· Ravi
Why Your Google Ads AI Recommendations Are Wrong
Every Google Ads manager knows the feeling. You log in and there it is: the recommendations tab glowing with that optimization score, silently judging you for not accepting every suggestion.
But here’s what Google won’t tell you: their AI recommendations optimize for Google’s revenue, not yours.
The Misaligned Incentive Problem
Google makes money when you spend money. Their recommendations are trained on one primary objective: increasing ad spend across their platform. Sometimes that aligns with your goals. Often, it doesn’t.

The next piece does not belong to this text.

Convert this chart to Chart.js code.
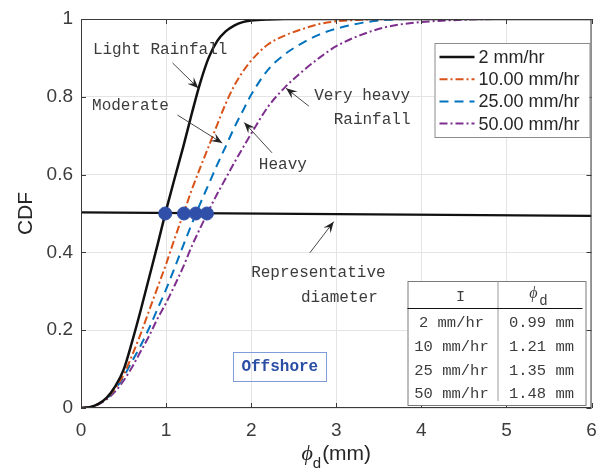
<!DOCTYPE html>
<html>
<head>
<meta charset="utf-8">
<script src="https://cdn.jsdelivr.net/npm/chart.js@4.4.1/dist/chart.umd.min.js"></script>
<style>
  html, body { margin: 0; padding: 0; background: #fff; }
  #wrap { width: 599px; height: 474px; }
</style>
</head>
<body>
<div id="wrap"><canvas id="c"></canvas></div>
<script>
// drop diameter (mm) sample points shared by all CDF curves
const phiD = [0, 0.1, 0.2, 0.3, 0.4, 0.5, 0.6, 0.7, 0.8, 0.9, 1.0, 1.1, 1.2, 1.3, 1.4, 1.5, 1.6, 1.7, 1.8, 1.9, 2.0,
              2.2, 2.4, 2.6, 2.8, 3.0, 3.3, 3.6, 4.0, 4.5, 5.0, 5.5, 6.0];
const cdf2  = [0, 0.002, 0.01, 0.026, 0.055, 0.098, 0.17, 0.25, 0.335, 0.42, 0.508, 0.59, 0.67, 0.755, 0.835, 0.9, 0.943, 0.968, 0.983, 0.992, 0.996,
               0.999, 1, 1, 1, 1, 1, 1, 1, 1, 1, 1, 1];
const cdf10 = [0, 0.002, 0.01, 0.025, 0.05, 0.085, 0.135, 0.19, 0.25, 0.31, 0.37, 0.435, 0.497, 0.56, 0.617, 0.672, 0.728, 0.782, 0.828, 0.864, 0.893,
               0.935, 0.958, 0.974, 0.987, 0.994, 0.998, 1, 1, 1, 1, 1, 1];
const cdf25 = [0, 0.002, 0.01, 0.024, 0.048, 0.08, 0.12, 0.16, 0.205, 0.255, 0.305, 0.36, 0.417, 0.472, 0.525, 0.575, 0.625, 0.672, 0.72, 0.763, 0.805,
               0.87, 0.91, 0.938, 0.96, 0.975, 0.99, 0.998, 1, 1, 1, 1, 1];
const cdf50 = [0, 0.002, 0.009, 0.022, 0.042, 0.07, 0.105, 0.145, 0.185, 0.23, 0.27, 0.315, 0.362, 0.415, 0.462, 0.507, 0.55, 0.59, 0.63, 0.668, 0.705,
               0.775, 0.825, 0.865, 0.9, 0.93, 0.96, 0.98, 0.992, 0.998, 1, 1, 1];

const seriesNames = ['2 mm/hr', '10.00 mm/hr', '25.00 mm/hr', '50.00 mm/hr'];

// representative diameter line (CDF ~ 0.5) and the medians marked on it
const repLineX = [0, 6];
const repLineY = [0.503, 0.494];
const repD = [0.99, 1.21, 1.35, 1.48];
const repLevel = [0.5, 0.5, 0.5, 0.5];

// inset table
const tableI = ['2 mm/hr', '10 mm/hr', '25 mm/hr', '50 mm/hr'];
const tablePhi = ['0.99 mm', '1.21 mm', '1.35 mm', '1.48 mm'];

const xTicks = [0, 1, 2, 3, 4, 5, 6];
const yTicks = [0, 0.2, 0.4, 0.6, 0.8, 1];

const pts = (xs, ys) => xs.map((x, i) => ({ x, y: ys[i] }));

const styles = [
  { color: '#111111', dash: [] },
  { color: '#D95319', dash: [8, 3, 2, 3] },
  { color: '#0072BD', dash: [9, 6] },
  { color: '#7E2F8E', dash: [8, 3, 2, 3] }
];
const curves = [cdf2, cdf10, cdf25, cdf50];

const datasets = curves.map((ys, i) => ({
  label: seriesNames[i],
  data: pts(phiD, ys),
  borderColor: styles[i].color,
  borderDash: styles[i].dash,
  borderWidth: i === 0 ? 2.5 : 2,
  pointRadius: 0,
  cubicInterpolationMode: 'monotone',
  fill: false,
  order: 2
}));
datasets.push({
  label: 'rep',
  data: pts(repLineX, repLineY),
  borderColor: '#111111',
  borderWidth: 2.2,
  pointRadius: 0,
  order: 3
});
datasets.push({
  label: 'median',
  data: pts(repD, repLevel),
  showLine: false,
  pointRadius: 6.5,
  pointBackgroundColor: '#2F4FA8',
  pointBorderColor: '#2F4FA8',
  order: 1
});

// annotations, in data units
const notes = [
  { t: 'Light Rainfall', x: 0.14, y: 0.92 },
  { t: 'Moderate', x: 0.13, y: 0.776 },
  { t: 'Heavy', x: 2.09, y: 0.625 },
  { t: 'Very heavy', x: 2.74, y: 0.802 },
  { t: 'Rainfall', x: 2.97, y: 0.74 },
  { t: 'Representative', x: 2.0, y: 0.347 },
  { t: 'diameter', x: 2.585, y: 0.283 }
];
const arrows = [
  [1.076, 0.887, 1.38, 0.822],
  [1.134, 0.753, 1.66, 0.681],
  [2.245, 0.656, 1.918, 0.734],
  [2.678, 0.776, 2.41, 0.822],
  [2.69, 0.399, 2.97, 0.479]
];

function drawArrow(ctx, x0, y0, x1, y1) {
  ctx.beginPath(); ctx.moveTo(x0, y0); ctx.lineTo(x1, y1); ctx.stroke();
  const a = Math.atan2(y1 - y0, x1 - x0), L = 11, W = 4.5;
  const c = Math.cos(a), s = Math.sin(a);
  const bx = x1 - L * c, by = y1 - L * s;
  const nx = x1 - L * 0.62 * c, ny = y1 - L * 0.62 * s;
  ctx.beginPath();
  ctx.moveTo(x1, y1);
  ctx.lineTo(bx - W * s, by + W * c);
  ctx.lineTo(nx, ny);
  ctx.lineTo(bx + W * s, by - W * c);
  ctx.closePath(); ctx.fill();
}

const decor = {
  id: 'decor',
  afterDraw(chart) {
    const ctx = chart.ctx, ca = chart.chartArea;
    const xs = chart.scales.x, ys = chart.scales.y;
    ctx.save();

    // axes box with inward ticks
    ctx.strokeStyle = '#3a3a3a'; ctx.lineWidth = 1;
    ctx.strokeRect(ca.left + 0.5, ca.top + 0.5, ca.right - ca.left - 1, ca.bottom - ca.top - 1);
    ctx.beginPath();
    xTicks.forEach(v => {
      const p = Math.round(xs.getPixelForValue(v)) + 0.5;
      ctx.moveTo(p, ca.bottom); ctx.lineTo(p, ca.bottom - 5);
      ctx.moveTo(p, ca.top); ctx.lineTo(p, ca.top + 5);
    });
    yTicks.forEach(v => {
      const p = Math.round(ys.getPixelForValue(v)) + 0.5;
      ctx.moveTo(ca.left, p); ctx.lineTo(ca.left + 5, p);
      ctx.moveTo(ca.right, p); ctx.lineTo(ca.right - 5, p);
    });
    ctx.stroke();

    // x axis label  phi_d(mm)
    const cx = (ca.left + ca.right) / 2;
    ctx.fillStyle = '#262626';
    ctx.textBaseline = 'alphabetic';
    ctx.font = 'italic 22px "Liberation Serif"';
    const wPhi = ctx.measureText('ϕ').width;
    ctx.font = '15px "Liberation Sans"';
    const wD = ctx.measureText('d').width;
    ctx.font = '21px "Liberation Sans"';
    const wMm = ctx.measureText('(mm)').width;
    let x0 = cx - (wPhi + wD + 1 + wMm) / 2;
    const base = 460;
    ctx.font = 'italic 22px "Liberation Serif"';
    ctx.fillText('ϕ', x0, base);
    ctx.font = '15px "Liberation Sans"';
    ctx.fillText('d', x0 + wPhi, base + 8);
    ctx.font = '21px "Liberation Sans"';
    ctx.fillText('(mm)', x0 + wPhi + wD + 1, base);

    // annotations
    ctx.fillStyle = '#3c3c3c';
    ctx.strokeStyle = '#333333';
    ctx.font = '16px "Liberation Mono"';
    ctx.textBaseline = 'middle';
    ctx.textAlign = 'left';
    notes.forEach(n => ctx.fillText(n.t, xs.getPixelForValue(n.x), ys.getPixelForValue(n.y)));
    ctx.lineWidth = 0.9;
    ctx.fillStyle = '#222222';
    arrows.forEach(a => drawArrow(ctx, xs.getPixelForValue(a[0]), ys.getPixelForValue(a[1]),
                                   xs.getPixelForValue(a[2]), ys.getPixelForValue(a[3])));

    // legend
    const lw = 155, lh = 94;
    const lx = ca.right - 2 - lw, ly = ca.top + 24;
    ctx.fillStyle = '#ffffff';
    ctx.fillRect(lx, ly, lw, lh);
    ctx.strokeStyle = '#8c8c8c'; ctx.lineWidth = 1;
    ctx.strokeRect(lx + 0.5, ly + 0.5, lw, lh);
    ctx.font = '18px "Liberation Sans"';
    ctx.textBaseline = 'middle';
    seriesNames.forEach((name, i) => {
      const yy = ly + 14 + i * 22.2;
      ctx.strokeStyle = styles[i].color;
      ctx.lineWidth = i === 0 ? 2.5 : 2;
      ctx.setLineDash(styles[i].dash);
      ctx.beginPath(); ctx.moveTo(lx + 5, yy); ctx.lineTo(lx + 40, yy); ctx.stroke();
      ctx.setLineDash([]);
      ctx.fillStyle = '#262626';
      ctx.fillText(name, lx + 44, yy + 1);
    });

    // inset table
    const tx = ca.right - 184, ty = ca.bottom - 127, tw = 178, th = 124;
    ctx.fillStyle = '#ffffff';
    ctx.fillRect(tx, ty, tw, th);
    ctx.strokeStyle = '#7a7a7a'; ctx.lineWidth = 1;
    ctx.strokeRect(tx + 0.5, ty + 0.5, tw, th);
    ctx.strokeStyle = '#9a9a9a';
    ctx.beginPath(); ctx.moveTo(tx + 90.5, ty); ctx.lineTo(tx + 90.5, ty + th - 4); ctx.stroke();
    ctx.strokeStyle = '#111111';
    ctx.beginPath(); ctx.moveTo(tx, ty + 27.5); ctx.lineTo(tx + 175, ty + 27.5); ctx.stroke();
    ctx.fillStyle = '#3c3c3c';
    ctx.textAlign = 'center';
    ctx.font = '15px "Liberation Mono"';
    ctx.fillText('I', tx + 53, ty + 16);
    ctx.font = 'italic 16px "Liberation Serif"';
    ctx.fillText('ϕ', tx + 126, ty + 13);
    ctx.font = '14px "Liberation Mono"';
    ctx.fillText('d', tx + 136, ty + 20);
    ctx.font = '15.5px "Liberation Mono"';
    tableI.forEach((s, i) => {
      const yy = ty + 42 + i * 23.7;
      ctx.fillText(s, tx + 44, yy);
      ctx.fillText(tablePhi[i], tx + 134, yy);
    });

    // Offshore tag
    const ox = xs.getPixelForValue(1.79), oy = ys.getPixelForValue(0.144);
    ctx.strokeStyle = '#7f9bd8'; ctx.lineWidth = 1;
    ctx.strokeRect(Math.round(ox) + 0.5, Math.round(oy) + 0.5, 93, 29);
    ctx.fillStyle = '#2B4EA5';
    ctx.font = 'bold 16px "Liberation Mono"';
    ctx.fillText('Offshore', ox + 46.5, oy + 15);

    ctx.restore();
  }
};

const tickFont = { family: '"Liberation Sans", Arial, sans-serif', size: 19 };
const fmt = v => String(Number(v.toFixed(1)));

new Chart(document.getElementById('c'), {
  type: 'line',
  data: { datasets },
  options: {
    responsive: true,
    maintainAspectRatio: false,
    animation: false,
    layout: { padding: { top: 19, right: 5, left: 0, bottom: 0 } },
    plugins: { legend: { display: false }, tooltip: { enabled: false } },
    scales: {
      x: {
        type: 'linear', min: 0, max: 6,
        afterFit: s => { s.height = 66; s.paddingLeft = 0; s.paddingRight = 0; },
        afterBuildTicks: s => { s.ticks = xTicks.map(v => ({ value: v })); },
        grid: { color: '#e4e4e4', drawTicks: false },
        border: { display: false },
        ticks: { color: '#3c3c3c', font: tickFont, padding: 11, maxRotation: 0, callback: fmt }
      },
      y: {
        type: 'linear', min: 0, max: 1,
        afterFit: s => { s.width = 81; s.paddingTop = 0; s.paddingBottom = 0; },
        afterBuildTicks: s => { s.ticks = yTicks.map(v => ({ value: v })); },
        grid: { color: '#e4e4e4', drawTicks: false },
        border: { display: false },
        ticks: { color: '#3c3c3c', font: tickFont, padding: 8, callback: fmt },
        title: { display: true, text: 'CDF', color: '#262626',
                 font: { family: '"Liberation Sans", Arial, sans-serif', size: 21 },
                 padding: { top: 14, bottom: 0 } }
      }
    }
  },
  plugins: [decor]
});
</script>
</body>
</html>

Consider the most common recommendations:
- “Raise your budget” — Of course they want you to spend more
- “Add broad match keywords” — Expands reach but often tanks conversion rates
- “Enable auto-applied recommendations” — Lets Google make changes without your approval
What to Actually Do
Not all recommendations are bad. Here’s how I evaluate them:
Accept These (Usually)
- Fixing disapproved ads
- Adding obvious negative keywords
- Removing redundant keywords
Scrutinize These
- Bid strategy changes (test in a campaign experiment first)
- Audience expansion suggestions
- New keyword ideas (check search intent carefully)
Almost Always Reject
- Broad match keyword additions without testing
- Budget increases without performance justification
- Auto-apply settings
The Real Framework
Before accepting any recommendation, ask yourself:
- Does this expand reach or improve efficiency? Google loves reach. You should love efficiency.
- Can I measure the impact? If you can’t isolate the variable, don’t change it.
- What’s Google’s incentive here? Follow the money.
Your optimization score is vanity. Your ROAS is sanity.